--- START OF DATA LINES ---

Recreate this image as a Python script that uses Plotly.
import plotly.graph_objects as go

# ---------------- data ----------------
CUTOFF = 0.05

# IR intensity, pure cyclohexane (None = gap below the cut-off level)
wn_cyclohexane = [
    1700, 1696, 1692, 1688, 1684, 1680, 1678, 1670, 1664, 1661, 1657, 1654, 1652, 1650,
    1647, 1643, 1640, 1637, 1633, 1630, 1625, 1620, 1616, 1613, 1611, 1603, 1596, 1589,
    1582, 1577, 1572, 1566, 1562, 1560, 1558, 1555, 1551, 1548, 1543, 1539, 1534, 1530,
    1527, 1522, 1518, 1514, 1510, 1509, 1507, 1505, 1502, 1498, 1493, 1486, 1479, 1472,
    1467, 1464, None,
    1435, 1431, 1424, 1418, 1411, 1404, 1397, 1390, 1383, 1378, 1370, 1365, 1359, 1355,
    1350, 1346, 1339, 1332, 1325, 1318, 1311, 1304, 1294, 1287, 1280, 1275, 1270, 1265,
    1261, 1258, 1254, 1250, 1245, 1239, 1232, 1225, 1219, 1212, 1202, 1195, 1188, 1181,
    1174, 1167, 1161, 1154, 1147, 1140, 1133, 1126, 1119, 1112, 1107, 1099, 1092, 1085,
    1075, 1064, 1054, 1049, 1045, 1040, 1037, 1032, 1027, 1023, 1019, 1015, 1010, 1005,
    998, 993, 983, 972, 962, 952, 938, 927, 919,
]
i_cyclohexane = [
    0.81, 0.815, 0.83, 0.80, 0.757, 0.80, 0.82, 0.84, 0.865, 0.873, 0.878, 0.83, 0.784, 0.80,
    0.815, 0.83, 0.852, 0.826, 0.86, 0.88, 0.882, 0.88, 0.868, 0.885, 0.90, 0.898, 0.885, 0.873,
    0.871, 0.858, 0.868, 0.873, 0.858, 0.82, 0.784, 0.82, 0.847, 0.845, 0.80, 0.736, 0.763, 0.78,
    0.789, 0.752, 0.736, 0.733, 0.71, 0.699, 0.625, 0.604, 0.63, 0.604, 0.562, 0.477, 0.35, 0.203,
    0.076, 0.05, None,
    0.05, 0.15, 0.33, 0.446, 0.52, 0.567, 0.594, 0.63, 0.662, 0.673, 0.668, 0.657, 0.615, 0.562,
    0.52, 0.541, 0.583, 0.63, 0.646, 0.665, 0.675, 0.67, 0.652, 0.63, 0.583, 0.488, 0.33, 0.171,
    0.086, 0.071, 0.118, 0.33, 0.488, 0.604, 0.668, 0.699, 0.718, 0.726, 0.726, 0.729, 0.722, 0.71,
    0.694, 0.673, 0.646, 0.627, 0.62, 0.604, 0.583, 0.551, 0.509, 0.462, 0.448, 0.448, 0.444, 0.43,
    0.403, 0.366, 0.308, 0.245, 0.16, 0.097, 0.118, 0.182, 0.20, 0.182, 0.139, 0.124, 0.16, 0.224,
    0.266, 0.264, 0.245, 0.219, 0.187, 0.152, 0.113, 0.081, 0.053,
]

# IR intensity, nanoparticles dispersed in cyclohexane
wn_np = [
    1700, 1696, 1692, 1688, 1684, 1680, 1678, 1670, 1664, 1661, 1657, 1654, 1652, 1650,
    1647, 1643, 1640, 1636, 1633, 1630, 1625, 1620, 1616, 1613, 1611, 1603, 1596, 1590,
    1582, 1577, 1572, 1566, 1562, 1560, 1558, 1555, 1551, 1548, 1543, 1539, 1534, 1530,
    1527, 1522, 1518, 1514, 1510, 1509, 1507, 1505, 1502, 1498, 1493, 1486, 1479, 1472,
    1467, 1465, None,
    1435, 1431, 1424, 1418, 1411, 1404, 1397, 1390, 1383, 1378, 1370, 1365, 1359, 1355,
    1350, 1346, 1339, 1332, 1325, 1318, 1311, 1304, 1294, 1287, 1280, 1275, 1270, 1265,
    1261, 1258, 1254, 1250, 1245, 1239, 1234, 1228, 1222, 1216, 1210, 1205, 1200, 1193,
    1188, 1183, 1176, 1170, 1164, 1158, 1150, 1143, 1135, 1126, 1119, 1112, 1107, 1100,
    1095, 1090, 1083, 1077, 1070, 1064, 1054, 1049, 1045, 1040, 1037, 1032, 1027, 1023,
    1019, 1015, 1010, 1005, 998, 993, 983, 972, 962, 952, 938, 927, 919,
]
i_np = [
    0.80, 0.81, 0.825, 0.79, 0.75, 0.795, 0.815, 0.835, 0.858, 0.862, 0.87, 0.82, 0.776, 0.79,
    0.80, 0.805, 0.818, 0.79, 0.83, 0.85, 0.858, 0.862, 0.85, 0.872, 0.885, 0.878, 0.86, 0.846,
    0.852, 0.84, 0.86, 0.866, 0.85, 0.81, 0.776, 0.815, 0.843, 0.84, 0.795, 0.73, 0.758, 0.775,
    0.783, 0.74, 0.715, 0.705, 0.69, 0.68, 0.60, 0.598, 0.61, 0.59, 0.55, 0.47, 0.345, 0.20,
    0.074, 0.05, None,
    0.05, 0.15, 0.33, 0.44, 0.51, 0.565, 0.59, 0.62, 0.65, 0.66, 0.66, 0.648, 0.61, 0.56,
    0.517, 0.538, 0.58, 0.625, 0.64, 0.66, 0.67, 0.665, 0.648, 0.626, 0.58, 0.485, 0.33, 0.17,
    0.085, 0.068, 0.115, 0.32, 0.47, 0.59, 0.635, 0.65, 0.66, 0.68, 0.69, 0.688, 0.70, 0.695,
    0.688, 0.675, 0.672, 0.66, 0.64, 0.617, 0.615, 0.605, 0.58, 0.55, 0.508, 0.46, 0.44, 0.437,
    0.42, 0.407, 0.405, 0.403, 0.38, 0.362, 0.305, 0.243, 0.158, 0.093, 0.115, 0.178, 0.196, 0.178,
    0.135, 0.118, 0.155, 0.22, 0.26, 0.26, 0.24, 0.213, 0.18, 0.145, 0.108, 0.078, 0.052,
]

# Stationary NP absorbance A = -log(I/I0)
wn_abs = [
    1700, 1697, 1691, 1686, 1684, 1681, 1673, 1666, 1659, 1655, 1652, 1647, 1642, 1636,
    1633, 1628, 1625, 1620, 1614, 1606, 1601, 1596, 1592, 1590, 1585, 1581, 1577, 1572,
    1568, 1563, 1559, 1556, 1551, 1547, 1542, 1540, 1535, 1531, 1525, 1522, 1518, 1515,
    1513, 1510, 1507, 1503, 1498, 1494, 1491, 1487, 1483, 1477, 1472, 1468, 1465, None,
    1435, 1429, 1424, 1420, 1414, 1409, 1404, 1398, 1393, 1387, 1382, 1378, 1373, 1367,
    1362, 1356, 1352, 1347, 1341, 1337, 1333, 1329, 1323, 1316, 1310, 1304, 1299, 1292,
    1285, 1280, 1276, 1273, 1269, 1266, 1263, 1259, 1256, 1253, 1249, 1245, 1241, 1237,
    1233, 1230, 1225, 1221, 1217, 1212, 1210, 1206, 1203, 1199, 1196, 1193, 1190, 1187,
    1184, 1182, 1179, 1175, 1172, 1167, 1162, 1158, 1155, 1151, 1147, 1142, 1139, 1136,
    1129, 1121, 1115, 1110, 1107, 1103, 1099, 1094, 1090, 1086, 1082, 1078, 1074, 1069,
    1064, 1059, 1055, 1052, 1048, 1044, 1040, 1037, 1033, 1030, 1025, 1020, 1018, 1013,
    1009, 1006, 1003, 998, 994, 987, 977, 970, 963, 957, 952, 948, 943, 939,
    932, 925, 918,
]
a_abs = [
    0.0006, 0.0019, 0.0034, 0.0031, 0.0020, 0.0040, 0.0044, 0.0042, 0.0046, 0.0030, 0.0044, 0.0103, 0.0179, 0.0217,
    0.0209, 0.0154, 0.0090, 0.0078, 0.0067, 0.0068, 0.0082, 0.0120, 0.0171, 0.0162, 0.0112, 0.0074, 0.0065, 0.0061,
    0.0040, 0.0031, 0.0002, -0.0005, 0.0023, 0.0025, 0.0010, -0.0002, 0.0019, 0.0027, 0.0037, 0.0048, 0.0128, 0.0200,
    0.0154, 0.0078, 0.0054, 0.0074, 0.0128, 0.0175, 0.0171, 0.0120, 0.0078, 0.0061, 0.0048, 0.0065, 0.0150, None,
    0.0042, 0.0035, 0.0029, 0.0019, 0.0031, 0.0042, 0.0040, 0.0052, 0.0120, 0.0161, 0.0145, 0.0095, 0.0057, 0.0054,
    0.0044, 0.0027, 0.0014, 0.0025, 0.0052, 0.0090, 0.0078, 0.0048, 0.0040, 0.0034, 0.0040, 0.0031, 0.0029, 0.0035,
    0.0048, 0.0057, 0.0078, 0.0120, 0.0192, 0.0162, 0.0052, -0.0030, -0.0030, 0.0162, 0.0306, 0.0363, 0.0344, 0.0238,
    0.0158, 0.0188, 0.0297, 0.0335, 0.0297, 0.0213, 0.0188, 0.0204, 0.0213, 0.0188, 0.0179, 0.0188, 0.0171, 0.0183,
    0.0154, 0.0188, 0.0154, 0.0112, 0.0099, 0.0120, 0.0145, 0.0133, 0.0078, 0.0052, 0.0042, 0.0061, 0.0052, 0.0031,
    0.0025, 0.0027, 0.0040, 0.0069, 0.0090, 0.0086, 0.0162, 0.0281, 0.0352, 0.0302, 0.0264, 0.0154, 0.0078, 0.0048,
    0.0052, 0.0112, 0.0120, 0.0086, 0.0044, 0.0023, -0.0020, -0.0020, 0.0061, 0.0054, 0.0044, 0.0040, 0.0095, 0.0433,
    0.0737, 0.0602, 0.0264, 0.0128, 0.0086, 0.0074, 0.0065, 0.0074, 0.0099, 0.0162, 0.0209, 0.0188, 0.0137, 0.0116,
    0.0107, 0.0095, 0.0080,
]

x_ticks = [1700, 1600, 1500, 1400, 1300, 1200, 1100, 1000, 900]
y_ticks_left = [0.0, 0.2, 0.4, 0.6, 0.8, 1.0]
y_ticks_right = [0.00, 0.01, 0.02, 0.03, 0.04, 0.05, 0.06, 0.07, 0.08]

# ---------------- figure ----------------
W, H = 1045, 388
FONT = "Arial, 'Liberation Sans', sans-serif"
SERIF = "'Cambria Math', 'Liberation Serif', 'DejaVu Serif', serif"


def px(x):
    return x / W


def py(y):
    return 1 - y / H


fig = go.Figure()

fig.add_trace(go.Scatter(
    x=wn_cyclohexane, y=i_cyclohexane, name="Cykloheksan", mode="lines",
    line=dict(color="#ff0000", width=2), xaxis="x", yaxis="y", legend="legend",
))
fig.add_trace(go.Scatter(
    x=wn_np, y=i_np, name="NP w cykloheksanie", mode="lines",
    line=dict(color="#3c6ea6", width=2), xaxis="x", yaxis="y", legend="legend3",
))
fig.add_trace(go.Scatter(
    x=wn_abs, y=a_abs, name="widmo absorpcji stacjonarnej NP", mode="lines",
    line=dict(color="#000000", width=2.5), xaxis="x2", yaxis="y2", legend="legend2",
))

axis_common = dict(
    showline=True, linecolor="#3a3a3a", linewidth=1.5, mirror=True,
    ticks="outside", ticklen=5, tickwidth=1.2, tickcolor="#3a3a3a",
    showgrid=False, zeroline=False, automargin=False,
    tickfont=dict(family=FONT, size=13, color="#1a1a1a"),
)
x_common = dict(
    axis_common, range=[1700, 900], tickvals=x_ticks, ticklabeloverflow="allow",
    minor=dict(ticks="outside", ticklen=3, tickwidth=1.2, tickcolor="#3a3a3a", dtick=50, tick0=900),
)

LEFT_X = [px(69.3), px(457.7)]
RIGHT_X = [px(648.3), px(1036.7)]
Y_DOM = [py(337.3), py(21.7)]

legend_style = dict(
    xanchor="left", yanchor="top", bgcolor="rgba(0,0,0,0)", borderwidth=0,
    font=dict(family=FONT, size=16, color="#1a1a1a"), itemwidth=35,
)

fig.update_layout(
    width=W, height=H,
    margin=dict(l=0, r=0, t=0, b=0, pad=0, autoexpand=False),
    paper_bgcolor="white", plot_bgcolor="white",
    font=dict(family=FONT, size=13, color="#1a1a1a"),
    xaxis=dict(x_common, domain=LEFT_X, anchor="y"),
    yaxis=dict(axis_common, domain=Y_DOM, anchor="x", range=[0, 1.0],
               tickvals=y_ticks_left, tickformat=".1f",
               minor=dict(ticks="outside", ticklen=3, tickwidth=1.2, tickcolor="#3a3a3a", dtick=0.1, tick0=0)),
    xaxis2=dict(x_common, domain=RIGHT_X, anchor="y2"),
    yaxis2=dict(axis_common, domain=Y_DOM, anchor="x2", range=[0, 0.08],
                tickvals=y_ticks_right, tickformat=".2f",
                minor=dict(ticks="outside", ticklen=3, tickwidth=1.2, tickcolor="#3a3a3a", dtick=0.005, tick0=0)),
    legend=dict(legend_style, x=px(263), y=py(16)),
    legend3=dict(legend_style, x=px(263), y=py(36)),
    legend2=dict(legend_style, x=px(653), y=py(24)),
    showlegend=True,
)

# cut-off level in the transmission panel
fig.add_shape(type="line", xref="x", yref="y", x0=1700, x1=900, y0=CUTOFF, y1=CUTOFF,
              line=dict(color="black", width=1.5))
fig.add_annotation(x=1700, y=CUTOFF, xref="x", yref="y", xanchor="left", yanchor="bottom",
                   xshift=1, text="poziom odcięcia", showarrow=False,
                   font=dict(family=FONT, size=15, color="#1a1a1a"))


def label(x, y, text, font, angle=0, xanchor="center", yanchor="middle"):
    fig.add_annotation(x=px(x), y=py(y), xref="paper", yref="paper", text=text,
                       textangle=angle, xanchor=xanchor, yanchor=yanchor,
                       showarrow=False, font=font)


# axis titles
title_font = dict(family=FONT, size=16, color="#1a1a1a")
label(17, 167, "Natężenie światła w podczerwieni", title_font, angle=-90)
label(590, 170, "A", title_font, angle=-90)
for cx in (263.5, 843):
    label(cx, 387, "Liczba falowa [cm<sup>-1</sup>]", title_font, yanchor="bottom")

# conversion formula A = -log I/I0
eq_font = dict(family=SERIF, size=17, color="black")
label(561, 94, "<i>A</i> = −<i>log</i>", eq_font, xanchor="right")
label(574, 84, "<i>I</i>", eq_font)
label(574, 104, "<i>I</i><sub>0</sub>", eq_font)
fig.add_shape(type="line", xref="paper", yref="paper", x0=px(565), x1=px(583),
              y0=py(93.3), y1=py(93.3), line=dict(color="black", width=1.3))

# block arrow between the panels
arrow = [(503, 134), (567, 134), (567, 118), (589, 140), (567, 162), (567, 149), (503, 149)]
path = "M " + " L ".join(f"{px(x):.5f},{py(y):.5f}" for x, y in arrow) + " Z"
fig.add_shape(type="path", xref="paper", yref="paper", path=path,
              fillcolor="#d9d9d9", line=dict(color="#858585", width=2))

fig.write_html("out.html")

--- END OF DATA LINES ---

* _EXERCISE DESCRIPTION_
Include the first line, the line containing "CUTOFF = 0.05", and every line between them, copied exactly from the material above; output no other line.

* _IN RESPONSE_
Recreate this image as a Python script that uses Plotly.
import plotly.graph_objects as go

# ---------------- data ----------------
CUTOFF = 0.05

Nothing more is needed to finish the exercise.